→ Working data:
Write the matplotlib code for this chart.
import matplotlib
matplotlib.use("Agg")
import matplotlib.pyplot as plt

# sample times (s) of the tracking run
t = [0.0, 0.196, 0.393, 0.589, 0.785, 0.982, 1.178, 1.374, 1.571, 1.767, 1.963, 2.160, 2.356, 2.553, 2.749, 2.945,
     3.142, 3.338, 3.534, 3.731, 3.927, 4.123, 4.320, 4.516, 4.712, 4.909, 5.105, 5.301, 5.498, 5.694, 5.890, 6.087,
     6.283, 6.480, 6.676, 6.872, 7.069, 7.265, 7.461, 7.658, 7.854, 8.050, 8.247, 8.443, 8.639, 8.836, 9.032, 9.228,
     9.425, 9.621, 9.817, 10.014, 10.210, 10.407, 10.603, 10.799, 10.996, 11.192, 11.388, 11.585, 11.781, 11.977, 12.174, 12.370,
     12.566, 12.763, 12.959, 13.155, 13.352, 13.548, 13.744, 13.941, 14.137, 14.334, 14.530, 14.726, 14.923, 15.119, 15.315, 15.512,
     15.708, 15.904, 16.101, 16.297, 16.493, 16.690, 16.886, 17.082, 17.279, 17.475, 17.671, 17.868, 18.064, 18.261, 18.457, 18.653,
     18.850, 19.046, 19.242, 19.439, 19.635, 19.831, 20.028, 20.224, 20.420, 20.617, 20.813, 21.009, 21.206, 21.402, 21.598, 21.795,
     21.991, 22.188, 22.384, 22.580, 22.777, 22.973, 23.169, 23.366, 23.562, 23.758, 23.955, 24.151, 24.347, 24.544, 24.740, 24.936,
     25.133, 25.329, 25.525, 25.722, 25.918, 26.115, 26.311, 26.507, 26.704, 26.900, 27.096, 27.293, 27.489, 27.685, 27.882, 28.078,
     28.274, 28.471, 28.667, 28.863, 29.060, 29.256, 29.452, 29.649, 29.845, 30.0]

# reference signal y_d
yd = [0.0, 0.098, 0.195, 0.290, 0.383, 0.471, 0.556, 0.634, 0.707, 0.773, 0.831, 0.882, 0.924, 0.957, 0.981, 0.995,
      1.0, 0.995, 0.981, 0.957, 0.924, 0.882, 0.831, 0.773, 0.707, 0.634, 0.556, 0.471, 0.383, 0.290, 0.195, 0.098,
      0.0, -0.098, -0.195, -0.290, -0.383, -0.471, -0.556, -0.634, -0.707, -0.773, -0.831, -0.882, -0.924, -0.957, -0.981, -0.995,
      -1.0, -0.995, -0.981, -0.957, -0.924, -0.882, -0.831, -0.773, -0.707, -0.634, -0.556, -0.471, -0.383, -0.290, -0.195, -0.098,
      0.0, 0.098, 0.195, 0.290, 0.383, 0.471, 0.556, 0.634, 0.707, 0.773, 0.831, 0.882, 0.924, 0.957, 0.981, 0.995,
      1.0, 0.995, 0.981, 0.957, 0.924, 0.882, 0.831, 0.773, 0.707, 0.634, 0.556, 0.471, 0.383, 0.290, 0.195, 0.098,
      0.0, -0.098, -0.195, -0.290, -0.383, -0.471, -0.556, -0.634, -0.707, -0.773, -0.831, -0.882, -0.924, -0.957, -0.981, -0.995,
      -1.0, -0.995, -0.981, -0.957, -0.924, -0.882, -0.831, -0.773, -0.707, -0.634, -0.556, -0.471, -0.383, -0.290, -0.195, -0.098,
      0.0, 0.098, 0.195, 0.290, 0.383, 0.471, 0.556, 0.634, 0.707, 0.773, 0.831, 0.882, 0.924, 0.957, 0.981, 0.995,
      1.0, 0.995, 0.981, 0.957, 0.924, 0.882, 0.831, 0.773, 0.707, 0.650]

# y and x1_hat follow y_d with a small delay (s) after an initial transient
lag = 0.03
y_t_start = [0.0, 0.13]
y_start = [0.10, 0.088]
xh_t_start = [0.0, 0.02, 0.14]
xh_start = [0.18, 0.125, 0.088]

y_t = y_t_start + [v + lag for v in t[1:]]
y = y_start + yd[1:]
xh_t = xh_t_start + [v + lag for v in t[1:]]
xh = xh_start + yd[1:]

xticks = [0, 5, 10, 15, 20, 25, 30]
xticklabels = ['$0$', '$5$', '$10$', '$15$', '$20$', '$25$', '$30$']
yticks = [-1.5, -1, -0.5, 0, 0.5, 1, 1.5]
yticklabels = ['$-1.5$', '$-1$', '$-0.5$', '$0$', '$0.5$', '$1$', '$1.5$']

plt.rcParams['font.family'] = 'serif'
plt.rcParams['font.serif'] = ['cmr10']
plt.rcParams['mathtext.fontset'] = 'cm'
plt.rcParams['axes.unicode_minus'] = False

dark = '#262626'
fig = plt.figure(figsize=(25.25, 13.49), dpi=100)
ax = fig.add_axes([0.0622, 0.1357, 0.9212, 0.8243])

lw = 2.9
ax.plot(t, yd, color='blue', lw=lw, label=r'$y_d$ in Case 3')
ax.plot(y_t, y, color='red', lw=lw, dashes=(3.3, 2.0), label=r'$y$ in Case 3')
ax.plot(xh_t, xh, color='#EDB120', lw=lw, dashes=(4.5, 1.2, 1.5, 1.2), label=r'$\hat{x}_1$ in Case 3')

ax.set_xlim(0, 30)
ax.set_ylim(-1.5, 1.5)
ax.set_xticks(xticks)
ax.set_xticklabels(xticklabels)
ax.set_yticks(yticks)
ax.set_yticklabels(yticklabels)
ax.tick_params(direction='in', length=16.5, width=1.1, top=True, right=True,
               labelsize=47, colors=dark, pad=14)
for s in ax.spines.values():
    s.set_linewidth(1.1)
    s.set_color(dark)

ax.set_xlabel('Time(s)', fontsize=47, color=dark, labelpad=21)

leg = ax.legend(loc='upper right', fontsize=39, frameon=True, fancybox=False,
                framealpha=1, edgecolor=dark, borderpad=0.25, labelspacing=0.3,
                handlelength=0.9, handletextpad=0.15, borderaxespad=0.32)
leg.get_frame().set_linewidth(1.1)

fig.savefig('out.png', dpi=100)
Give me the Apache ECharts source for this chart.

→ Task goal:
Using the data above, output each line exactly.

→ Solution:
Write the matplotlib code for this chart.
import matplotlib
matplotlib.use("Agg")
import matplotlib.pyplot as plt

# sample times (s) of the tracking run
t = [0.0, 0.196, 0.393, 0.589, 0.785, 0.982, 1.178, 1.374, 1.571, 1.767, 1.963, 2.160, 2.356, 2.553, 2.749, 2.945,
     3.142, 3.338, 3.534, 3.731, 3.927, 4.123, 4.320, 4.516, 4.712, 4.909, 5.105, 5.301, 5.498, 5.694, 5.890, 6.087,
     6.283, 6.480, 6.676, 6.872, 7.069, 7.265, 7.461, 7.658, 7.854, 8.050, 8.247, 8.443, 8.639, 8.836, 9.032, 9.228,
     9.425, 9.621, 9.817, 10.014, 10.210, 10.407, 10.603, 10.799, 10.996, 11.192, 11.388, 11.585, 11.781, 11.977, 12.174, 12.370,
     12.566, 12.763, 12.959, 13.155, 13.352, 13.548, 13.744, 13.941, 14.137, 14.334, 14.530, 14.726, 14.923, 15.119, 15.315, 15.512,
     15.708, 15.904, 16.101, 16.297, 16.493, 16.690, 16.886, 17.082, 17.279, 17.475, 17.671, 17.868, 18.064, 18.261, 18.457, 18.653,
     18.850, 19.046, 19.242, 19.439, 19.635, 19.831, 20.028, 20.224, 20.420, 20.617, 20.813, 21.009, 21.206, 21.402, 21.598, 21.795,
     21.991, 22.188, 22.384, 22.580, 22.777, 22.973, 23.169, 23.366, 23.562, 23.758, 23.955, 24.151, 24.347, 24.544, 24.740, 24.936,
     25.133, 25.329, 25.525, 25.722, 25.918, 26.115, 26.311, 26.507, 26.704, 26.900, 27.096, 27.293, 27.489, 27.685, 27.882, 28.078,
     28.274, 28.471, 28.667, 28.863, 29.060, 29.256, 29.452, 29.649, 29.845, 30.0]

# reference signal y_d
yd = [0.0, 0.098, 0.195, 0.290, 0.383, 0.471, 0.556, 0.634, 0.707, 0.773, 0.831, 0.882, 0.924, 0.957, 0.981, 0.995,
      1.0, 0.995, 0.981, 0.957, 0.924, 0.882, 0.831, 0.773, 0.707, 0.634, 0.556, 0.471, 0.383, 0.290, 0.195, 0.098,
      0.0, -0.098, -0.195, -0.290, -0.383, -0.471, -0.556, -0.634, -0.707, -0.773, -0.831, -0.882, -0.924, -0.957, -0.981, -0.995,
      -1.0, -0.995, -0.981, -0.957, -0.924, -0.882, -0.831, -0.773, -0.707, -0.634, -0.556, -0.471, -0.383, -0.290, -0.195, -0.098,
      0.0, 0.098, 0.195, 0.290, 0.383, 0.471, 0.556, 0.634, 0.707, 0.773, 0.831, 0.882, 0.924, 0.957, 0.981, 0.995,
      1.0, 0.995, 0.981, 0.957, 0.924, 0.882, 0.831, 0.773, 0.707, 0.634, 0.556, 0.471, 0.383, 0.290, 0.195, 0.098,
      0.0, -0.098, -0.195, -0.290, -0.383, -0.471, -0.556, -0.634, -0.707, -0.773, -0.831, -0.882, -0.924, -0.957, -0.981, -0.995,
      -1.0, -0.995, -0.981, -0.957, -0.924, -0.882, -0.831, -0.773, -0.707, -0.634, -0.556, -0.471, -0.383, -0.290, -0.195, -0.098,
      0.0, 0.098, 0.195, 0.290, 0.383, 0.471, 0.556, 0.634, 0.707, 0.773, 0.831, 0.882, 0.924, 0.957, 0.981, 0.995,
      1.0, 0.995, 0.981, 0.957, 0.924, 0.882, 0.831, 0.773, 0.707, 0.650]

# y and x1_hat follow y_d with a small delay (s) after an initial transient
lag = 0.03
y_t_start = [0.0, 0.13]
y_start = [0.10, 0.088]
xh_t_start = [0.0, 0.02, 0.14]
xh_start = [0.18, 0.125, 0.088]

y_t = y_t_start + [v + lag for v in t[1:]]
y = y_start + yd[1:]
xh_t = xh_t_start + [v + lag for v in t[1:]]
xh = xh_start + yd[1:]

xticks = [0, 5, 10, 15, 20, 25, 30]
xticklabels = ['$0$', '$5$', '$10$', '$15$', '$20$', '$25$', '$30$']
yticks = [-1.5, -1, -0.5, 0, 0.5, 1, 1.5]
yticklabels = ['$-1.5$', '$-1$', '$-0.5$', '$0$', '$0.5$', '$1$', '$1.5$']

plt.rcParams['font.family'] = 'serif'
plt.rcParams['font.serif'] = ['cmr10']
plt.rcParams['mathtext.fontset'] = 'cm'
plt.rcParams['axes.unicode_minus'] = False

dark = '#262626'
fig = plt.figure(figsize=(25.25, 13.49), dpi=100)
ax = fig.add_axes([0.0622, 0.1357, 0.9212, 0.8243])

lw = 2.9
ax.plot(t, yd, color='blue', lw=lw, label=r'$y_d$ in Case 3')
ax.plot(y_t, y, color='red', lw=lw, dashes=(3.3, 2.0), label=r'$y$ in Case 3')
ax.plot(xh_t, xh, color='#EDB120', lw=lw, dashes=(4.5, 1.2, 1.5, 1.2), label=r'$\hat{x}_1$ in Case 3')

ax.set_xlim(0, 30)
ax.set_ylim(-1.5, 1.5)
ax.set_xticks(xticks)
ax.set_xticklabels(xticklabels)
ax.set_yticks(yticks)
ax.set_yticklabels(yticklabels)
ax.tick_params(direction='in', length=16.5, width=1.1, top=True, right=True,
               labelsize=47, colors=dark, pad=14)
for s in ax.spines.values():
    s.set_linewidth(1.1)
    s.set_color(dark)

ax.set_xlabel('Time(s)', fontsize=47, color=dark, labelpad=21)

leg = ax.legend(loc='upper right', fontsize=39, frameon=True, fancybox=False,
                framealpha=1, edgecolor=dark, borderpad=0.25, labelspacing=0.3,
                handlelength=0.9, handletextpad=0.15, borderaxespad=0.32)
leg.get_frame().set_linewidth(1.1)

fig.savefig('out.png', dpi=100)
Give me the Apache ECharts source for this chart.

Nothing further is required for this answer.